-- START --

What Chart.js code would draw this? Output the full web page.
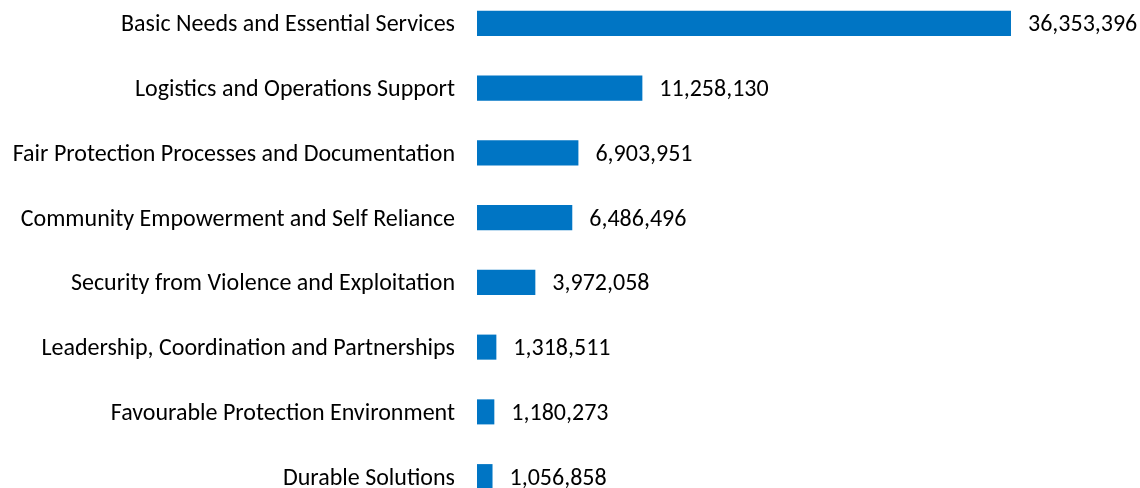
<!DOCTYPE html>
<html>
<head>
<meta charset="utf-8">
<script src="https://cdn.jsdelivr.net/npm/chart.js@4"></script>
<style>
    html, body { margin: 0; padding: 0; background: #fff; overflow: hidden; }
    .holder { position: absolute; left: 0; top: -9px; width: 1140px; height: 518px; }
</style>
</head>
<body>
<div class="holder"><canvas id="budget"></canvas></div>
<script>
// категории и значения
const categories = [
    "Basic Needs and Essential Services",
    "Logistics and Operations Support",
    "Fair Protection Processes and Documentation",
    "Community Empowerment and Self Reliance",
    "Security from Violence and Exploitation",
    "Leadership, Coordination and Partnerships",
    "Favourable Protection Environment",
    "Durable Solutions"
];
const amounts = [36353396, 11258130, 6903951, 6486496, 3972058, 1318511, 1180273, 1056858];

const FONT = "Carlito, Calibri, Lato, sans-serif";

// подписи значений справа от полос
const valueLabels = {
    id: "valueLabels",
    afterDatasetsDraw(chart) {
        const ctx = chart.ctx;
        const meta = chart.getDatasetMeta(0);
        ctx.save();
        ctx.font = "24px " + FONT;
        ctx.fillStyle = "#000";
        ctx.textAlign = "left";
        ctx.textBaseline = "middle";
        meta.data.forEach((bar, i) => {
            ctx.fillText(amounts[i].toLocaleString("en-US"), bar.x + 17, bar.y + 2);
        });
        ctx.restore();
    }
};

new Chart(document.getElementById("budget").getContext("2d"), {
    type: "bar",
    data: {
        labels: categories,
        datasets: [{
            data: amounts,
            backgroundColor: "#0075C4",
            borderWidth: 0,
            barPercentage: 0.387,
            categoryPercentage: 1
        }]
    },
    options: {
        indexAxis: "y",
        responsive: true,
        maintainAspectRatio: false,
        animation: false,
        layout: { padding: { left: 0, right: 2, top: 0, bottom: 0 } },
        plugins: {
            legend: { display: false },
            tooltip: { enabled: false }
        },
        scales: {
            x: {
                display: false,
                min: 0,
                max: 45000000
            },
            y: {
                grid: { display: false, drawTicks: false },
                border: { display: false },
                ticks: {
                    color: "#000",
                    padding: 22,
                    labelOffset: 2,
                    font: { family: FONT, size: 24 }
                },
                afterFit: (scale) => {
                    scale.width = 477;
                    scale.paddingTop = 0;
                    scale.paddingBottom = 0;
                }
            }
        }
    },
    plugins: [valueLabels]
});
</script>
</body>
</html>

-- END --

§ **Exercise task**: Quote the full listing above word for word; exclude every picture from the copy.

§ **Right answer**:
What Chart.js code would draw this? Output the full web page.
<!DOCTYPE html>
<html>
<head>
<meta charset="utf-8">
<script src="https://cdn.jsdelivr.net/npm/chart.js@4"></script>
<style>
    html, body { margin: 0; padding: 0; background: #fff; overflow: hidden; }
    .holder { position: absolute; left: 0; top: -9px; width: 1140px; height: 518px; }
</style>
</head>
<body>
<div class="holder"><canvas id="budget"></canvas></div>
<script>
// категории и значения
const categories = [
    "Basic Needs and Essential Services",
    "Logistics and Operations Support",
    "Fair Protection Processes and Documentation",
    "Community Empowerment and Self Reliance",
    "Security from Violence and Exploitation",
    "Leadership, Coordination and Partnerships",
    "Favourable Protection Environment",
    "Durable Solutions"
];
const amounts = [36353396, 11258130, 6903951, 6486496, 3972058, 1318511, 1180273, 1056858];

const FONT = "Carlito, Calibri, Lato, sans-serif";

// подписи значений справа от полос
const valueLabels = {
    id: "valueLabels",
    afterDatasetsDraw(chart) {
        const ctx = chart.ctx;
        const meta = chart.getDatasetMeta(0);
        ctx.save();
        ctx.font = "24px " + FONT;
        ctx.fillStyle = "#000";
        ctx.textAlign = "left";
        ctx.textBaseline = "middle";
        meta.data.forEach((bar, i) => {
            ctx.fillText(amounts[i].toLocaleString("en-US"), bar.x + 17, bar.y + 2);
        });
        ctx.restore();
    }
};

new Chart(document.getElementById("budget").getContext("2d"), {
    type: "bar",
    data: {
        labels: categories,
        datasets: [{
            data: amounts,
            backgroundColor: "#0075C4",
            borderWidth: 0,
            barPercentage: 0.387,
            categoryPercentage: 1
        }]
    },
    options: {
        indexAxis: "y",
        responsive: true,
        maintainAspectRatio: false,
        animation: false,
        layout: { padding: { left: 0, right: 2, top: 0, bottom: 0 } },
        plugins: {
            legend: { display: false },
            tooltip: { enabled: false }
        },
        scales: {
            x: {
                display: false,
                min: 0,
                max: 45000000
            },
            y: {
                grid: { display: false, drawTicks: false },
                border: { display: false },
                ticks: {
                    color: "#000",
                    padding: 22,
                    labelOffset: 2,
                    font: { family: FONT, size: 24 }
                },
                afterFit: (scale) => {
                    scale.width = 477;
                    scale.paddingTop = 0;
                    scale.paddingBottom = 0;
                }
            }
        }
    },
    plugins: [valueLabels]
});
</script>
</body>
</html>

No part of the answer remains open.